An effective toy model in $M_n(\mathbb{C})$ for selective measurements in quantum mechanics

TL;DR

This paper introduces a simple toy model within matrix algebra to simulate the process of selective quantum measurements, capturing the transition from decohered to pure states through a two-step dynamical process.

Contribution

It proposes a novel two-step dynamical framework combining Lindblad evolution and a non-linear toy model to describe measurement-induced state transitions in quantum mechanics.

Findings

The model reproduces the emergence of pure states as asymptotic fixed points.

Probabilities of outcomes correspond to volumes of attractor regions in the state space.

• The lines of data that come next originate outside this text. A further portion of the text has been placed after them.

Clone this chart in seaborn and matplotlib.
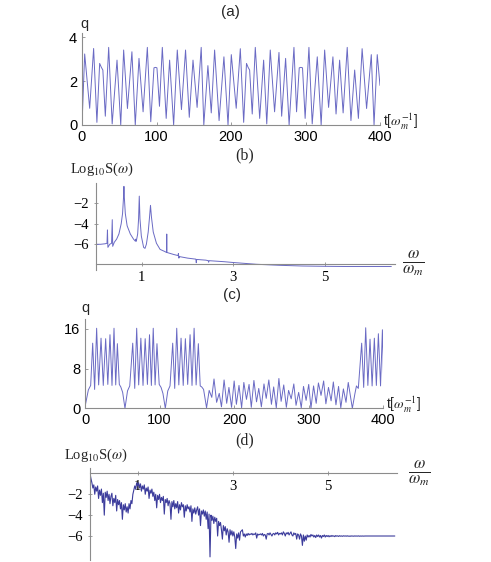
import numpy as np
import matplotlib
matplotlib.use("Agg")
import matplotlib.pyplot as plt
import seaborn as sns

# (a) regular regime: turning points of q(t)
a_t = [0, 3.6, 10.3, 15.6, 20, 23.7, 26, 28, 31.3, 35.8, 40.5, 47, 52, 55.9, 61, 67, 71.5,
       76.5, 82, 87.7, 92.3, 96.6, 98.6, 100.6, 104, 107.8, 113, 117.6, 123, 127.9, 133.5,
       139, 144, 149, 154.5, 160, 163.5, 169, 173.5, 178, 184, 190.5, 196, 200.4, 207,
       212.5, 217, 220.8, 223, 225, 228.5, 232.6, 238.5, 243.8, 248, 252.7, 258.5, 264.4,
       268, 273.3, 278, 284.5, 288, 291.6, 293.8, 296, 299.5, 304.6, 309, 315.8, 321,
       325.7, 331, 336.8, 341, 345.8, 350.5, 356, 361, 366, 371, 376, 382, 388.3, 392,
       396.3, 400]
a_q = [0.0, 3.23, 0.76, 3.48, 0.12, 2.8, 2.62, 2.5, 0.4, 3.53, 0.05, 2.95, 0.0, 3.41, 0.75,
       3.33, 0.0, 3.03, 0.6, 3.53, 0.15, 2.6, 2.62, 2.6, 0.85, 3.53, 0.3, 2.95, 0.0, 3.41,
       0.7, 3.41, 0.35, 2.95, 0.8, 3.53, 0.0, 2.7, 0.55, 3.41, 0.2, 3.1, 0.0, 3.2, 0.76,
       3.47, 0.12, 2.8, 2.62, 2.5, 0.5, 3.53, 0.3, 2.95, 0.05, 3.41, 0.6, 3.3, 0.4, 3.03,
       0.0, 3.53, 0.6, 2.6, 2.62, 2.6, 0.3, 3.53, 0.05, 3.1, 0.0, 3.41, 0.8, 3.1, 0.5, 2.95,
       0.55, 3.53, 0.2, 2.5, 0.3, 3.47, 0.75, 3.2, 0.0, 3.2, 1.8]

# (b) spectrum of (a)
b_w = [0.0, 0.1, 0.2, 0.24, 0.25, 0.26, 0.3, 0.34, 0.355, 0.365, 0.4, 0.45, 0.5, 0.55, 0.58,
       0.6, 0.61, 0.62, 0.64, 0.68, 0.75, 0.82, 0.86, 0.87, 0.88, 0.91, 0.93, 0.945, 0.96,
       0.99, 1.04, 1.07, 1.1, 1.14, 1.17, 1.19, 1.21, 1.25, 1.32, 1.4, 1.5, 1.54, 1.545,
       1.55, 1.7, 1.79, 1.8, 1.81, 1.82, 2.0, 2.18, 2.19, 2.2, 2.4, 2.45, 2.46, 2.47, 2.8,
       3.0, 3.5, 4.0, 4.5, 5.0, 5.5, 6.0, 6.45]
b_s = [-6.0, -6.0, -5.95, -5.9, -4.6, -6.3, -6.0, -5.9, -3.6, -6.2, -5.8, -5.5, -5.0, -4.0,
       -3.0, -1.5, -0.35, -1.5, -3.0, -4.2, -5.0, -5.5, -5.7, -5.5, -5.7, -5.0, -3.5, -1.3,
       -3.5, -5.2, -6.3, -6.4, -6.0, -4.8, -3.3, -2.2, -3.3, -4.8, -5.9, -6.5, -6.7, -6.8,
       -5.0, -6.8, -7.0, -7.1, -6.9, -7.35, -7.2, -7.35, -7.45, -7.8, -7.48, -7.55, -7.6,
       -7.75, -7.6, -7.7, -7.78, -7.95, -8.05, -8.12, -8.15, -8.17, -8.17, -8.17]

# (c) chaotic regime: turning points of q(t)
c_t = [0, 4.5, 7.6, 10.3, 12.9, 15.6, 18.3, 21.5, 24.5, 27.7, 30.6, 33.5, 36.2, 38.9, 41.2,
       43.4, 46, 48, 50.5, 53.6, 57, 60, 64, 66.7, 69.3, 72, 74.9, 77.8, 80.7, 83.7, 86.5,
       89, 91.5, 94, 96.5, 99.5, 102, 104.5, 107.7, 111, 114, 117.6, 120.3, 123, 125.8,
       128.8, 131.7, 134.6, 137.7, 140.9, 143.5, 146.3, 149, 152, 154.5, 156.5, 159,
       163, 166.5, 170, 173, 176.5, 180, 183, 186.5, 190, 193, 196.5, 200, 203, 206.5,
       210, 213, 216.5, 220, 223, 226.5, 230, 233, 236.5, 240, 243, 246.5, 250, 253,
       256.5, 260, 263, 266.5, 270, 273, 276.5, 280, 283, 286.5, 290, 293, 296.5, 300,
       303, 306.5, 310, 313, 316.5, 320, 323, 326.5, 330, 333, 336.5, 340, 343, 346.5,
       350, 353, 358.5,
       362, 364, 366.5, 371, 373.7, 376.4, 379.3, 382.2, 385, 388, 390.7, 393.4, 396.3,
       398.8, 400.5]
c_q = [0.3, 3.7, 4.6, 13.1, 3.8, 16.1, 4.7, 14.1, 4.6, 14.0, 4.8, 14.8, 4.6, 16.1, 4.7, 13.0,
       4.8, 4.3, 3.2, 0.0, 3.5, 4.5, 13.1, 4.0, 16.1, 4.7, 14.1, 4.6, 14.0, 4.8, 14.8, 4.6,
       16.1, 4.7, 13.0, 4.8, 4.2, 3.0, 0.0, 3.5, 4.5, 13.1, 4.0, 16.1, 4.7, 14.1, 4.6, 14.0,
       4.8, 14.8, 4.6, 16.1, 4.7, 13.0, 4.5, 4.3, 3.8,
       0.1, 3.6, 2.2, 5.9, 1.2, 3.0, 0.3, 5.7, 1.0, 4.2, 0.2, 5.5, 0.8, 4.6,
       0.1, 5.2, 1.8, 4.8, 0.2, 5.6, 1.3, 4.0, 0.3, 4.9, 2.0, 5.7, 0.8, 4.3,
       0.1, 6.0, 1.4, 4.7, 0.2, 3.6, 1.9, 4.9, 0.6, 3.2, 0.1, 4.4, 1.6, 4.8,
       0.0, 4.5, 1.0, 5.1, 2.6, 5.5, 0.9, 4.2, 1.5, 5.3, 0.7, 4.4, 0.1, 3.9,
       1.2, 5.2, 0.0,
       3.0, 4.5, 4.0, 13.1, 4.2, 16.2, 4.6, 13.9, 4.5, 14.1, 4.6, 15.0, 4.5, 15.8, 5.4]

# (d) spectrum of (c), sampled every 0.02 in omega/omega_m
d_s = [0.0, -0.5, -0.9, -1.4, -1.1, -2.0, -1.3, -1.7, -1.2, -2.4,
       -1.6, -2.1, -1.5, -2.8, -1.9, -4.0, -1.8, -2.3, -1.7, -2.6,
       -2.0, -2.9, -2.2, -1.9, -3.1, -2.4, -2.8, -2.1, -3.6, -2.5,
       -3.0, -2.6, -3.4, -2.8, -4.4, -3.0, -3.5, -2.9, -3.7, -3.2,
       -3.8, -2.9, -3.4, -2.6, -2.9, -2.0, -1.6, -1.2, -1.5, -0.9,
       -1.2, -0.9, -1.4, -1.0, -1.7, -1.2, -1.5, -1.1, -2.0, -1.4,
       -1.7, -1.3, -2.4, -1.6, -1.9, -1.5, -2.2, -1.8, -2.6, -2.0,
       -3.3, -2.1, -2.5, -2.0, -2.8, -2.3, -2.6, -2.2, -3.9, -2.5,
       -2.8, -2.4, -3.1, -2.6, -2.9, -4.4, -2.7, -3.2, -2.6, -3.4,
       -2.9, -3.3, -2.7, -3.8, -3.0, -3.5, -2.8, -3.2, -3.0, -4.2,
       -3.1, -3.6, -3.0, -3.4, -3.2, -3.7, -3.1, -4.6, -3.4, -3.8,
       -3.3, -3.9, -3.5, -3.2, -4.0, -3.4, -5.0, -3.6, -3.9, -3.5,
       -4.1, -3.6, -4.4, -3.7, -5.3, -3.9, -8.0, -4.0, -4.5, -4.1,
       -4.8, -4.2, -4.6, -4.3, -6.0, -4.6, -5.0, -4.7, -5.4, -6.3,
       -5.0, -5.5, -5.1, -5.9, -5.3, -5.6, -6.6, -5.4, -5.9, -5.5,
       -6.0, -5.6, -6.1, -7.2, -5.8, -6.2, -5.7, -6.4, -5.6, -5.5,
       -5.4, -6.0, -5.8, -6.1, -5.8, -5.95, -5.75, -5.9, -5.8, -5.85,
       -5.75, -5.9, -5.8, -5.85, -5.7, -6.2, -5.8, -5.9, -5.85, -5.8,
       -5.9, -5.75, -6.0, -5.85, -5.9, -6.3, -5.8, -5.75, -5.9, -5.7,
       -5.85, -6.0, -5.8, -5.75, -5.9, -5.7, -5.8, -5.65, -5.9, -5.75,
       -5.8, -5.7, -5.9, -5.6, -5.75, -6.0, -5.7, -5.8, -5.65, -5.9,
       -5.75, -5.6, -5.9, -6.0, -5.7, -5.85, -5.75, -6.3, -5.8, -5.9,
       -6.3, -5.8, -6.0, -6.9, -5.9, -6.5, -6.0, -6.4, -5.9, -6.1,
       -5.95, -6.1, -5.85, -6.0, -5.9, -6.1, -5.95, -6.15, -5.9, -6.05,
       -5.9, -6.1, -5.95, -6.2, -5.95, -6.05, -5.9, -6.1, -5.95, -6.05,
       -5.95, -6.08, -5.97, -6.05, -5.95, -6.03, -5.98, -6.06, -5.96, -6.02,
       -5.98, -6.04, -5.97, -6.02, -5.99, -6.03, -5.98, -6.01, -5.99, -6.02,
       -5.98, -6.02, -6.0, -6.03, -5.99, -6.01, -6.0, -6.02, -5.99, -6.01,
       -6.0, -6.01, -5.99, -6.02, -6.0, -6.01, -6.0, -6.01, -6.0, -6.0,
       -6.0, -6.01, -6.0, -6.0, -6.01, -6.0, -6.0, -6.01, -6.0, -6.0,
       -6.0, -6.0, -6.01, -6.0, -6.0, -6.0, -6.01, -6.0, -6.0, -6.0,
       -6.0, -6.0, -6.0, -6.0, -6.0, -6.0, -6.0, -6.0, -6.0, -6.0,
       -6.0]
d_w = np.linspace(0, 0.02 * (len(d_s) - 1), len(d_s))

sns.set_style("ticks")
W, H = 491, 562
fig = plt.figure(figsize=(W / 100, H / 100), dpi=100)

SANS = "Liberation Sans"
SERIF = "Liberation Serif"
plt.rcParams["mathtext.fontset"] = "stix"
AX_COL = "#8c8c8c"


def rect(left, top, right, bottom):
    return [left / W, 1 - bottom / H, (right - left) / W, (bottom - top) / H]


def style(ax, family, size):
    for s in ["top", "right"]:
        ax.spines[s].set_visible(False)
    for s in ["left", "bottom"]:
        ax.spines[s].set_color(AX_COL)
        ax.spines[s].set_linewidth(0.8)
    ax.tick_params(colors=AX_COL, labelcolor="black", labelsize=size, width=0.6)
    for lab in ax.get_xticklabels() + ax.get_yticklabels():
        lab.set_family(family)
    ax.set_xlabel("")
    ax.set_ylabel("")


def ftext(x, y, s, family, size, ha="center"):
    fig.text(x / W, 1 - y / H, s, family=family, size=size, ha=ha, va="center")


# ---- (a)
ax = fig.add_axes(rect(82, 33.3, 380, 125))
sns.lineplot(x=a_t, y=a_q, ax=ax, color="#6a6ac4", lw=0.7, estimator=None, sort=False)
ax.set_xlim(0, 400)
ax.set_ylim(0, 4.17)
ax.set_xticks([0, 100, 200, 300, 400])
ax.set_yticks([0, 2, 4])
ax.tick_params(direction="in", length=2)
style(ax, SANS, 10.5)
ftext(230, 12, "(a)", SANS, 11)
ftext(84, 24, "q", SANS, 10.5)
ftext(383, 122, r"t[$\omega_m^{-1}$]", SANS, 10, ha="left")

# ---- (b)
ax = fig.add_axes(rect(96, 182.8, 395, 269.9))
sns.lineplot(x=b_w, y=b_s, ax=ax, color="#6a6ac4", lw=0.7, estimator=None, sort=False)
ax.set_xlim(0, 6.53)
ax.set_ylim(-8.5, 0)
ax.spines["bottom"].set_position(("data", -7.92))
ax.set_xticks([1, 3, 5])
ax.set_yticks([-2, -4, -6])
ax.set_yticklabels(["\u22122", "\u22124", "\u22126"])
ax.tick_params(direction="inout", length=3)
style(ax, SERIF, 10.5)
ftext(245, 155, "(b)", SERIF, 11.5)
ftext(70, 169, r"Log$_{10}$S($\omega$)", SERIF, 10.5, ha="left")
ftext(413, 263, r"$\frac{\omega}{\omega_m}$", SERIF, 17)

# ---- (c)
ax = fig.add_axes(rect(85, 319.3, 383.3, 408.3))
sns.lineplot(x=c_t, y=c_q, ax=ax, color="#6a6ac4", lw=0.7, estimator=None, sort=False)
ax.set_xlim(0, 400)
ax.set_ylim(0, 17.9)
ax.set_xticks([0, 100, 200, 300, 400])
ax.set_yticks([0, 8, 16])
ax.tick_params(direction="in", length=2)
style(ax, SANS, 10.5)
ftext(232, 295, "(c)", SANS, 11)
ftext(85, 308, "q", SANS, 10.5)
ftext(386, 405, r"t[$\omega_m^{-1}$]", SANS, 10, ha="left")

# ---- (d)
ax = fig.add_axes(rect(90, 468.2, 396.7, 560))
sns.lineplot(x=d_w, y=d_s, ax=ax, color="#3c3c9c", lw=0.8, estimator=None, sort=False)
ax.set_xlim(0, 6.44)
ax.set_ylim(-8.3, 0.5)
ax.spines["bottom"].set_position(("data", 0))
ax.set_xticks([1, 3, 5])
ax.set_yticks([-2, -4, -6])
ax.set_yticklabels(["\u22122", "\u22124", "\u22126"])
ax.tick_params(direction="inout", length=3)
style(ax, SERIF, 10.5)
ftext(245, 440, "(d)", SERIF, 11.5)
ftext(64, 455, r"Log$_{10}$S($\omega$)", SERIF, 10.5, ha="left")
ftext(419, 473, r"$\frac{\omega}{\omega_m}$", SERIF, 17)

fig.savefig("out.png", dpi=100)
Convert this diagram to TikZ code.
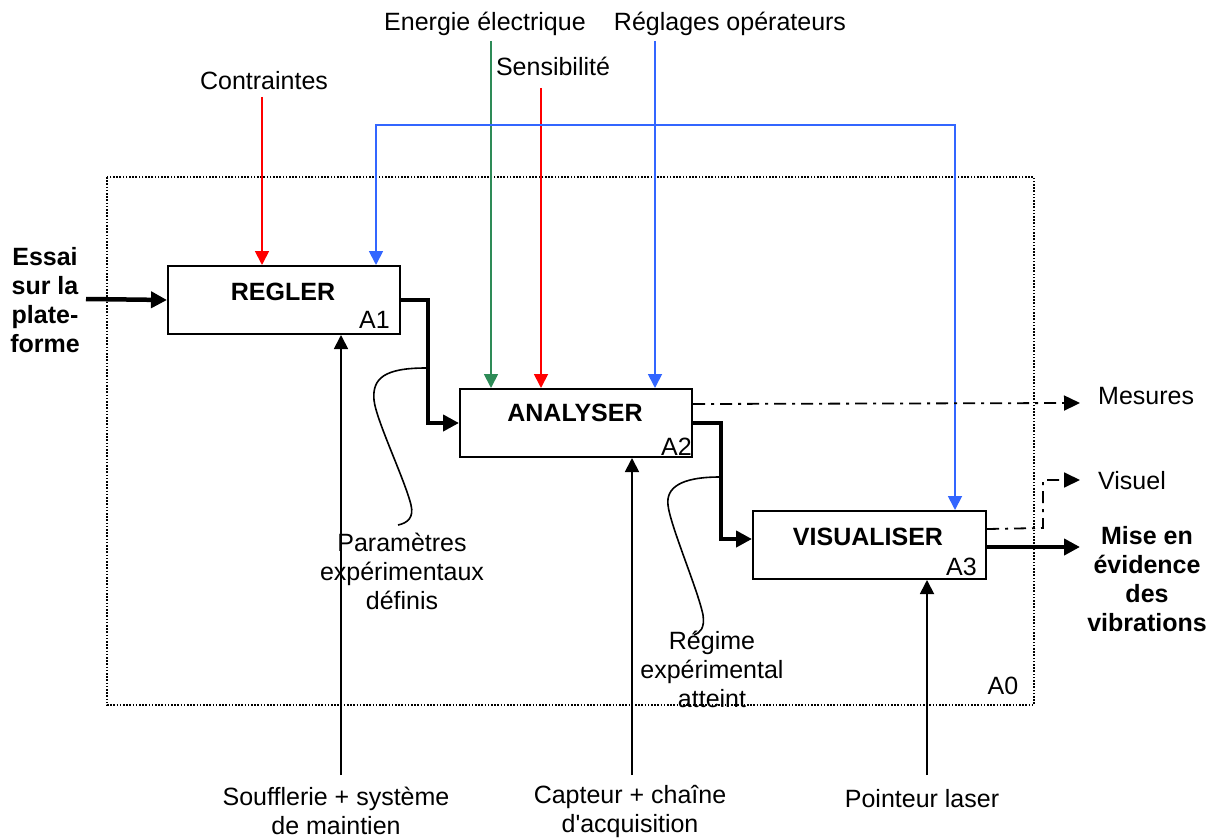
\documentclass[tikz,border=0pt]{standalone}
\usepackage{fontspec}
\setmainfont{Liberation Sans}
\usetikzlibrary{arrows.meta}
\definecolor{cred}{RGB}{255,0,0}
\definecolor{cgreen}{RGB}{46,139,87}
\definecolor{cblue}{RGB}{51,102,255}
\begin{document}
\begin{tikzpicture}[x=1pt,y=-1pt,
  every node/.style={font=\fontsize{25}{29}\selectfont, inner sep=0pt},
  fbox/.style={draw, line width=2pt, anchor=north west, inner sep=0pt, minimum width=232pt, minimum height=68pt},
  title/.style={font=\fontsize{25}{29}\selectfont\bfseries},
  lbl/.style={align=center},
  blbl/.style={align=center, font=\fontsize{25}{29}\selectfont\bfseries},
  thinarr/.style={line width=1.8pt, -{Triangle[length=14pt,width=14pt]}},
  thickarr/.style={line width=4.5pt, line join=miter, -{Triangle[length=16pt,width=16pt]}},
  dashdot/.style={line width=1.8pt, dash pattern=on 12pt off 6pt on 3pt off 6pt, -{Triangle[length=16pt,width=15pt]}},
  leader/.style={line width=1.6pt},
  frame/.style={line width=1.6pt, dash pattern=on 1.6pt off 1.6pt}]
\useasboundingbox (0,0) rectangle (1215,840);

% A0 frame
\draw[frame] (107,177) rectangle (1034,705);
\node (a0) at (1003,686) {A0};

% boxes
\node[fbox] (regler) at (167,265) {};
\node[fbox] (analyser) at (459,388) {};
\node[fbox, minimum width=233pt] (visu) at (752,510) {};
\node[title] (treg) at (283,292) {REGLER};
\node[title] (tana) at (575,413) {ANALYSER};
\node[title] (tvis) at (868,537) {VISUALISER};
\node[anchor=south east] (a1) at ([xshift=-11pt,yshift=6pt]regler.south east) {A1};
\node[anchor=south east] (a2) at ([xshift=-1pt,yshift=2pt]analyser.south east) {A2};
\node[anchor=south east] (a3) at ([xshift=-10pt,yshift=4pt]visu.south east) {A3};

% top labels
\node[lbl] (contr) at (264,81) {Contraintes};
\node[lbl] (energ) at (485,24) {Energie électrique};
\node[lbl] (sensi) at (553,66) {Sensibilité};
\node[lbl] (regl) at (730,24) {Réglages opérateurs};
\coordinate (cS) at (262,97);
\coordinate (eS) at (491,41);
\coordinate (sS) at (541,88);
\coordinate (rS) at (655,41);
\coordinate (bL) at (376,125);
\coordinate (bR) at (955,125);

\draw[thinarr, cred] (cS) -- (cS |- regler.north);
\draw[thinarr, cgreen] (eS) -- (eS |- analyser.north);
\draw[thinarr, cred] (sS) -- (sS |- analyser.north);
\draw[thinarr, cblue] (rS) -- (rS |- analyser.north);
\draw[line width=1.8pt, cblue, {Triangle[length=14pt,width=14pt]}-{Triangle[length=14pt,width=14pt]}]
  (bL |- regler.north) -- (bL) -- (bR) -- (bR |- visu.north);

% input
\node[blbl] (essai) at (45,300) {Essai\\sur la\\plate-\\forme};
\coordinate (inS) at (86,299);
\draw[thickarr] (inS) -- (regler.west);

% internal flows
\draw[thickarr] (regler.east) -- ++(27,0) |- (analyser.west);
\draw[thickarr] (analyser.east) -- ++(28,0) |- ([yshift=6pt]visu.west);

% outputs
\node[anchor=west] (mes) at (1098,396) {Mesures};
\node[anchor=west] (vis) at (1098,481) {Visuel};
\node[blbl] (mise) at (1147,579) {Mise en\\évidence\\des\\vibrations};
\coordinate (mesE) at (1080,403);
\coordinate (visE) at (1080,480);
\coordinate (visK) at (1043,528);
\coordinate (outE) at (1080,547);
\draw[dashdot] ([yshift=19pt]analyser.east) -- (mesE);
\draw[dashdot] ([yshift=16pt]visu.east) -- (visK) |- (visE);
\draw[thickarr] (visu.east |- outE) -- (outE);

% mechanisms
\node[lbl] (souf) at (336,811) {Soufflerie + système\\de maintien};
\node[lbl] (capt) at (630,811) {Capteur + chaîne\\d\textquotesingle acquisition};
\node[lbl] (point) at (922,799) {Pointeur laser};
\coordinate (m1) at (341,775);
\coordinate (m2) at (632,775);
\coordinate (m3) at (927,775);
\draw[thinarr] (m1) -- (m1 |- regler.south);
\draw[thinarr] (m2) -- (m2 |- analyser.south);
\draw[thinarr] (m3) -- (m3 |- visu.south);

% leader labels
\node[lbl] (param) at (402,571) {Paramètres\\expérimentaux\\définis};
\node[lbl] (regime) at (712,669) {Régime\\expérimental\\atteint};
\draw[leader] (426,368) .. controls (385,368) and (372,378) .. (374,400)
  .. controls (376,420) and (405,480) .. (411,505)
  .. controls (414,517) and (408,523) .. (398,525);
\draw[leader] (720,477) .. controls (680,477) and (666,488) .. (668,505)
  .. controls (670,525) and (698,590) .. (703,615)
  .. controls (705,628) and (700,633) .. (694,635);
\end{tikzpicture}
\end{document}
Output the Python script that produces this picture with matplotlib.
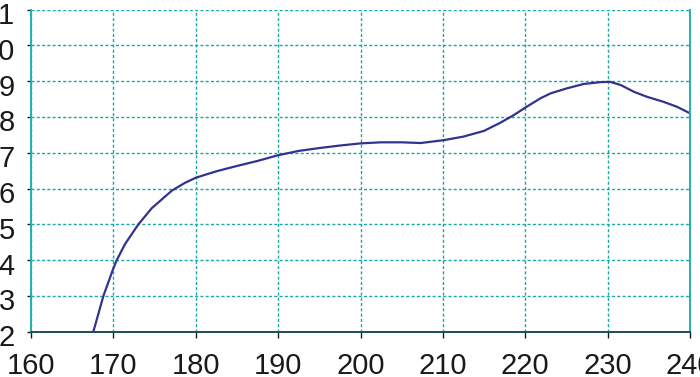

The approach provides a conceptual bridge between decoherence and state collapse.

Abstract

The non-selective and selective measurements of a self-adjoint observable $A$ in quantum mechanics are interpreted as `jumps' of the state of the measured system into a decohered or pure state, respectively, characterized by the spectral projections of $A$. However, one may try to describe the measurement results as asymptotic states of a dynamical process, where the non-unitarity of time evolution arises as an effective description of the interaction of the measured system with the measuring device. The dynamics we present is a two-step dynamics: the first step is the non-selective measurement or decoherence, which is known to be described by the linear, deterministic Lindblad equation. The second step is a process from the resulted decohered state to a pure state, which is described by an effective non-linear `randomly chosen' toy model dynamics: the pure states arise as asymptotic fixed points, and their emergent probabilities are the relative volumes of their attractor regions.